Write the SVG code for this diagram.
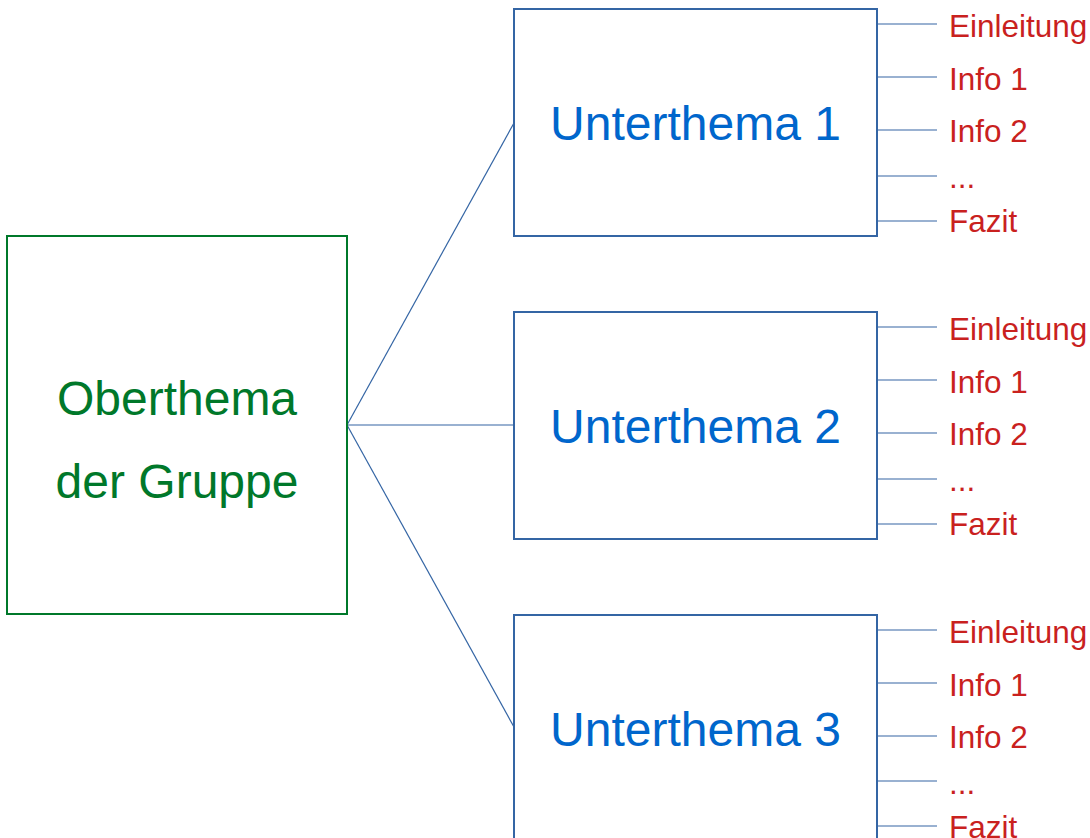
<svg xmlns="http://www.w3.org/2000/svg" width="1090" height="838" viewBox="0 0 1090 838">
<style>
.box{fill:#fff;stroke:#3465a4;stroke-width:2}
.main{fill:#fff;stroke:#00782a;stroke-width:2}
.c{stroke:#3465a4;stroke-width:1.2;fill:none}
.t{font-family:"Liberation Sans",Arial,sans-serif;font-size:48px;fill:#0066cc;text-anchor:middle}
.g{font-family:"Liberation Sans",Arial,sans-serif;font-size:48px;fill:#00782a;text-anchor:middle}
.l{font-family:"Liberation Sans",Arial,sans-serif;font-size:31.5px;fill:#c9211e}
</style>
<rect width="1090" height="838" fill="#fff"/>
<g id="connectors">
<line class="c" x1="347" y1="425" x2="514" y2="123"/>
<line class="c" x1="347" y1="425" x2="514" y2="425"/>
<line class="c" x1="347" y1="425" x2="514" y2="727"/>
<line class="c" x1="877" y1="24" x2="937" y2="24"/>
<line class="c" x1="877" y1="77" x2="937" y2="77"/>
<line class="c" x1="877" y1="130" x2="937" y2="130"/>
<line class="c" x1="877" y1="176" x2="937" y2="176"/>
<line class="c" x1="877" y1="221" x2="937" y2="221"/>
<line class="c" x1="877" y1="327" x2="937" y2="327"/>
<line class="c" x1="877" y1="380" x2="937" y2="380"/>
<line class="c" x1="877" y1="433" x2="937" y2="433"/>
<line class="c" x1="877" y1="479" x2="937" y2="479"/>
<line class="c" x1="877" y1="524" x2="937" y2="524"/>
<line class="c" x1="877" y1="630" x2="937" y2="630"/>
<line class="c" x1="877" y1="683" x2="937" y2="683"/>
<line class="c" x1="877" y1="736" x2="937" y2="736"/>
<line class="c" x1="877" y1="781" x2="937" y2="781"/>
<line class="c" x1="877" y1="826" x2="937" y2="826"/>
</g>
<g id="oberthema">
<rect class="main" x="7" y="236" width="340" height="378"/>
<text class="g" x="177" y="415">Oberthema</text>
<text class="g" x="177" y="498">der Gruppe</text>
</g>
<g id="unterthema1">
<rect class="box" x="514" y="9" width="363" height="227"/>
<text class="t" x="695.5" y="140">Unterthema 1</text>
</g>
<g id="unterthema2">
<rect class="box" x="514" y="312" width="363" height="227"/>
<text class="t" x="695.5" y="443">Unterthema 2</text>
</g>
<g id="unterthema3">
<rect class="box" x="514" y="615" width="363" height="227"/>
<text class="t" x="695.5" y="746">Unterthema 3</text>
</g>
<g id="labels1">
<text class="l" x="949" y="37">Einleitung</text>
<text class="l" x="949" y="90">Info 1</text>
<text class="l" x="949" y="142">Info 2</text>
<text class="l" x="949" y="188">...</text>
<text class="l" x="949" y="232">Fazit</text>
</g>
<g id="labels2">
<text class="l" x="949" y="340">Einleitung</text>
<text class="l" x="949" y="393">Info 1</text>
<text class="l" x="949" y="445">Info 2</text>
<text class="l" x="949" y="491">...</text>
<text class="l" x="949" y="535">Fazit</text>
</g>
<g id="labels3">
<text class="l" x="949" y="643">Einleitung</text>
<text class="l" x="949" y="696">Info 1</text>
<text class="l" x="949" y="748">Info 2</text>
<text class="l" x="949" y="794">...</text>
<text class="l" x="949" y="838">Fazit</text>
</g>
</svg>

━━━━

_Aim_
Output the data above without changes, apart from leaving out the pictures.

_Reply to the task_
Write the SVG code for this diagram.
<svg xmlns="http://www.w3.org/2000/svg" width="1090" height="838" viewBox="0 0 1090 838">
<style>
.box{fill:#fff;stroke:#3465a4;stroke-width:2}
.main{fill:#fff;stroke:#00782a;stroke-width:2}
.c{stroke:#3465a4;stroke-width:1.2;fill:none}
.t{font-family:"Liberation Sans",Arial,sans-serif;font-size:48px;fill:#0066cc;text-anchor:middle}
.g{font-family:"Liberation Sans",Arial,sans-serif;font-size:48px;fill:#00782a;text-anchor:middle}
.l{font-family:"Liberation Sans",Arial,sans-serif;font-size:31.5px;fill:#c9211e}
</style>
<rect width="1090" height="838" fill="#fff"/>
<g id="connectors">
<line class="c" x1="347" y1="425" x2="514" y2="123"/>
<line class="c" x1="347" y1="425" x2="514" y2="425"/>
<line class="c" x1="347" y1="425" x2="514" y2="727"/>
<line class="c" x1="877" y1="24" x2="937" y2="24"/>
<line class="c" x1="877" y1="77" x2="937" y2="77"/>
<line class="c" x1="877" y1="130" x2="937" y2="130"/>
<line class="c" x1="877" y1="176" x2="937" y2="176"/>
<line class="c" x1="877" y1="221" x2="937" y2="221"/>
<line class="c" x1="877" y1="327" x2="937" y2="327"/>
<line class="c" x1="877" y1="380" x2="937" y2="380"/>
<line class="c" x1="877" y1="433" x2="937" y2="433"/>
<line class="c" x1="877" y1="479" x2="937" y2="479"/>
<line class="c" x1="877" y1="524" x2="937" y2="524"/>
<line class="c" x1="877" y1="630" x2="937" y2="630"/>
<line class="c" x1="877" y1="683" x2="937" y2="683"/>
<line class="c" x1="877" y1="736" x2="937" y2="736"/>
<line class="c" x1="877" y1="781" x2="937" y2="781"/>
<line class="c" x1="877" y1="826" x2="937" y2="826"/>
</g>
<g id="oberthema">
<rect class="main" x="7" y="236" width="340" height="378"/>
<text class="g" x="177" y="415">Oberthema</text>
<text class="g" x="177" y="498">der Gruppe</text>
</g>
<g id="unterthema1">
<rect class="box" x="514" y="9" width="363" height="227"/>
<text class="t" x="695.5" y="140">Unterthema 1</text>
</g>
<g id="unterthema2">
<rect class="box" x="514" y="312" width="363" height="227"/>
<text class="t" x="695.5" y="443">Unterthema 2</text>
</g>
<g id="unterthema3">
<rect class="box" x="514" y="615" width="363" height="227"/>
<text class="t" x="695.5" y="746">Unterthema 3</text>
</g>
<g id="labels1">
<text class="l" x="949" y="37">Einleitung</text>
<text class="l" x="949" y="90">Info 1</text>
<text class="l" x="949" y="142">Info 2</text>
<text class="l" x="949" y="188">...</text>
<text class="l" x="949" y="232">Fazit</text>
</g>
<g id="labels2">
<text class="l" x="949" y="340">Einleitung</text>
<text class="l" x="949" y="393">Info 1</text>
<text class="l" x="949" y="445">Info 2</text>
<text class="l" x="949" y="491">...</text>
<text class="l" x="949" y="535">Fazit</text>
</g>
<g id="labels3">
<text class="l" x="949" y="643">Einleitung</text>
<text class="l" x="949" y="696">Info 1</text>
<text class="l" x="949" y="748">Info 2</text>
<text class="l" x="949" y="794">...</text>
<text class="l" x="949" y="838">Fazit</text>
</g>
</svg>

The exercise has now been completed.